For the Jones Senate race, Reed will only say, “We are going to have what we have had for some other statewide races.” How big the checks are that Reed and the ADC mail out to the county organizations depends on the size of the check that a particular campaign decides to write. After the election, Reed says the numbers are public. He predicts that black voter turnout come December 12 will be “a little heavier” than in some statewide elections but “not an Obama-type thing.”
A past statewide candidate echoes Reed: “You pay for the black vote and it works. The Democrats know how to get out the black vote in Alabama; they know where it is and how to turn it out.
How robust the turnout will be depends on how much the campaign is willing to pay for it.

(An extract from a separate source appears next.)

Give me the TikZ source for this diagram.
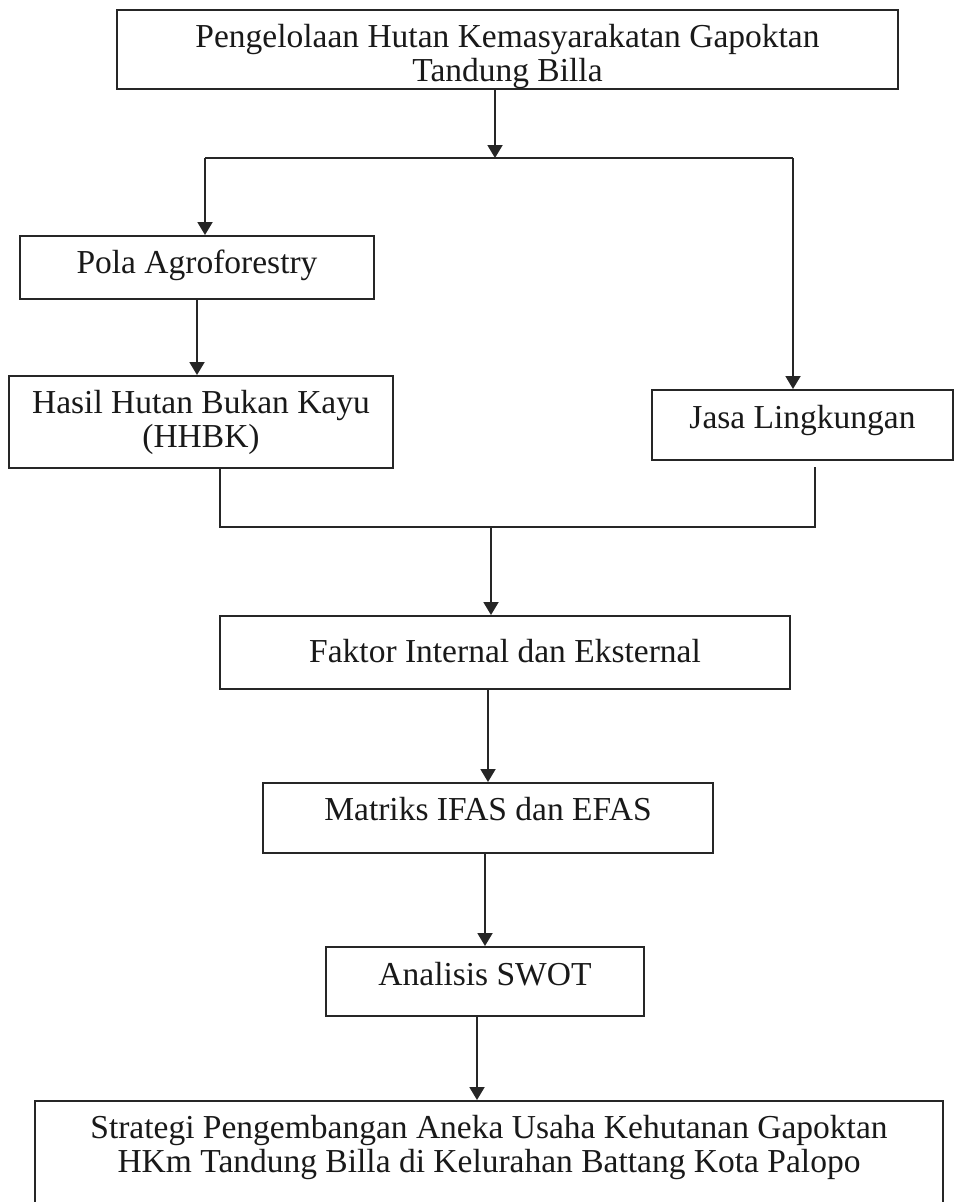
\documentclass[tikz,border=0pt]{standalone}
\usepackage{fontspec}
\setmainfont{Liberation Serif}
\usetikzlibrary{arrows.meta,calc}
\newcommand\diagfont{\fontsize{33.5pt}{34pt}\selectfont}
\newcommand\boxtxt[4]{\parbox[t][#2][t]{#1}{\centering\diagfont\rule{0pt}{#3}#4\par}}
\tikzset{
  box/.style={draw=black!85, line width=1.9pt, inner sep=0pt, anchor=north, text=black!90},
  conn/.style={draw=black!85, line width=1.9pt},
  arr/.style={conn, -{Triangle[width=15pt,length=13pt]}},
}
\begin{document}
\begin{tikzpicture}[x=1pt,y=-1pt]
\fill[white] (0,0) rectangle (955,1202);
\useasboundingbox (0,0) rectangle (955,1202);

\node[box] (top) at (507.5,9) {\boxtxt{781pt}{79pt}{38pt}{Pengelolaan Hutan Kemasyarakatan Gapoktan\\Tandung Billa}};
\node[box] (pola) at (197,235) {\boxtxt{354pt}{63pt}{38pt}{Pola Agroforestry}};
\node[box] (hhbk) at (201,375) {\boxtxt{384pt}{92pt}{38pt}{Hasil Hutan Bukan Kayu\\(HHBK)}};
\node[box] (jasa) at (802.5,389) {\boxtxt{301pt}{70pt}{39pt}{Jasa Lingkungan}};
\node[box] (faktor) at (505,615) {\boxtxt{570pt}{73pt}{47pt}{Faktor Internal dan Eksternal}};
\node[box] (matriks) at (488,782) {\boxtxt{450pt}{70pt}{38pt}{Matriks IFAS dan EFAS}};
\node[box] (swot) at (485,946) {\boxtxt{318pt}{69pt}{39pt}{Analisis SWOT}};
\node[box] (final) at (489,1100) {\boxtxt{908pt}{140pt}{38pt}{Strategi Pengembangan Aneka Usaha Kehutanan Gapoktan\\HKm Tandung Billa di Kelurahan Battang Kota Palopo}};

\coordinate (sM) at (495,158);
\coordinate (sL) at (205,158);
\coordinate (sR) at (793,158);
\draw[arr] (top.south -| sM) -- (sM);
\draw[conn] (sL) -- (sR);
\draw[arr] (sL) -- (sL |- pola.north);
\draw[arr] (sR) -- (sR |- jasa.north);
\draw[arr] (pola.south) -- (hhbk.north -| pola.south);

\coordinate (jL) at (220,527);
\coordinate (jR) at (815,527);
\coordinate (jM) at (491,527);
\draw[conn] (hhbk.south -| jL) -- (jL) -- (jR) -- ($(jasa.south -| jR)+(0,6)$);
\draw[arr] (jM) -- (jM |- faktor.north);
\draw[arr] (matriks.north |- faktor.south) -- (matriks.north);
\draw[arr] (swot.north |- matriks.south) -- (swot.north);
\coordinate (sw) at ($(swot.south)+(-8,0)$);
\draw[arr] (sw) -- (sw |- final.north);
\end{tikzpicture}
\end{document}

The GOTV in the black community has real costs; it takes money for vans, voter contact, and phone banks.” But Perry County Commissioner Turner claims the traditional method is limited; instead of establishing their own GOTV efforts in black neighborhoods, statewide campaigns are in the habit of handing over black turnout to the ADC with an attitude of “I'll just take what they give.”
One Democratic insider says if you could combine the ADC approach—pioneered by Richard Arrington Jr., elected Birmingham's first African American mayor in 1979—with the Woodfin-Obama-Sanders style ground operation, then you would have an extremely powerful turnout machine that could alter the current dynamics of Alabama's politics.
Turner says if a Democrat can secure one-third of the white vote and drive up black turnout by using the methods utilized by the Woodfin campaign, then Democrats can again be competitive at the state level. But when campaigns fall into the trap of dropping a load of cash on the ADC and the Citizens Coalition in Jefferson County with only two weeks to go, a modern GOTV operation is not possible. There's more vote to be had if Democrats invested resources to organize ground operations early in the campaign. “You have to organize on the ground in the counties,” Turner says.
In Turner's eyes, Doug Jones has good social media, good television and radio, but he's missing a key component. He says, “You can herd the cows to the barn with social media and television, but without a strong ground game, you've got no one to drive them home.” Turner says local organizations like his own in Perry County are trying to step into the gap but can only do so much. “We can't make a grand effort because we can't use up all of our resources.”